On S.S. Ormonde 2 hours south of Naples

Sunday, January 27, 1929

I forgot to mention that we passed Monte Cristo last evening. This morning dawned cloudy, rainy, cold. All morning we sailed between picturesque rocky islands and down the mountainous coast of Italy, these mountains being white with snow. One good-sized island was especially beautiful, its high hill covered with snow, the terrace vineyards, the white houses of the small town and just off the island an ancient castle perched high on a projecting rock. As it was awfully misty, it was impossible to see Vesuvius until we were docked and the mist lifted for a few moments. It was awfully pretty, entirely covered with snow, and from its crater a dense white steam issuing slowly forth. It was a miserable day, but Jim and I went ashore. We were pestered to death almost to the point of impatience (and I am patient) with guides, etc. They were almost impossible to lose. You have to insult them to get rid of the pests. One kept hanging on till Jim was getting fed [up] so I told him Jim was about to give him a boot. He left at the next corner. We walked down to the castle and Royal Palace, then followed the bay drive to the park, cutting back through town to the boat. My feet were soaked. I washed my hair and the boat sailed about 4:30.
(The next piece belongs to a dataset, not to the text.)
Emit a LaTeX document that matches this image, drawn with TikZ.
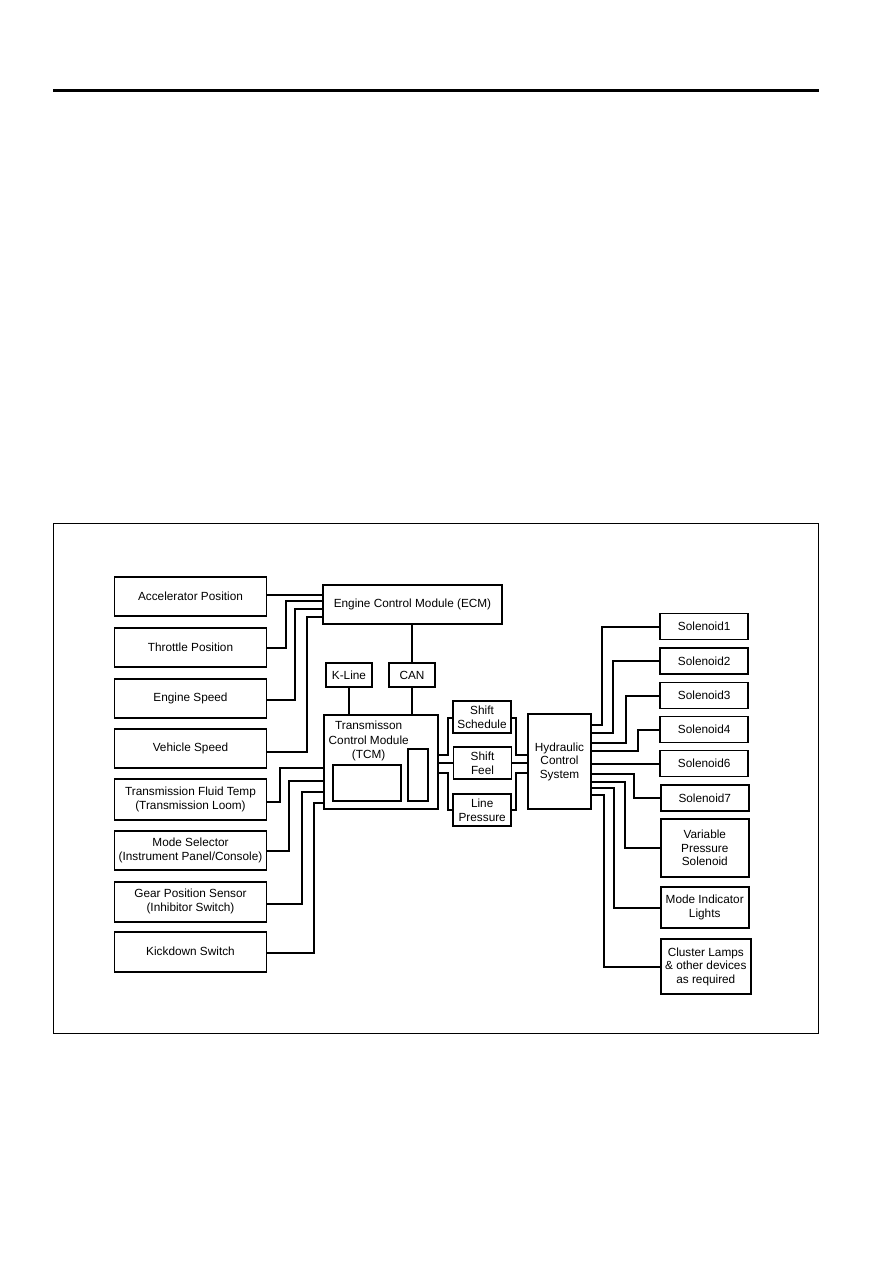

Met the Ansonia, White Star Line, coming out of the harbor as we entered—bound for New York. It was certainly rolling some. We are too, as the scrawl here testifies. The waves beat against the portholes in the dining room and once a nice big roll sent lots of dishes sliding off the tables onto the floor. My steward says that plenty are sick, but I still have my appetite. At lunch I sat next to a Scot who expounded the beauties of Scotland at great length. We get to Port Said Wednesday at 1PM. I have been missing a meal—supper— of bread, cheese, cakes, and cocoa. A miserable day this, rain and sleet. We pass Stromboli volcano at 1AM and enter the Straits of Messina at 6PM.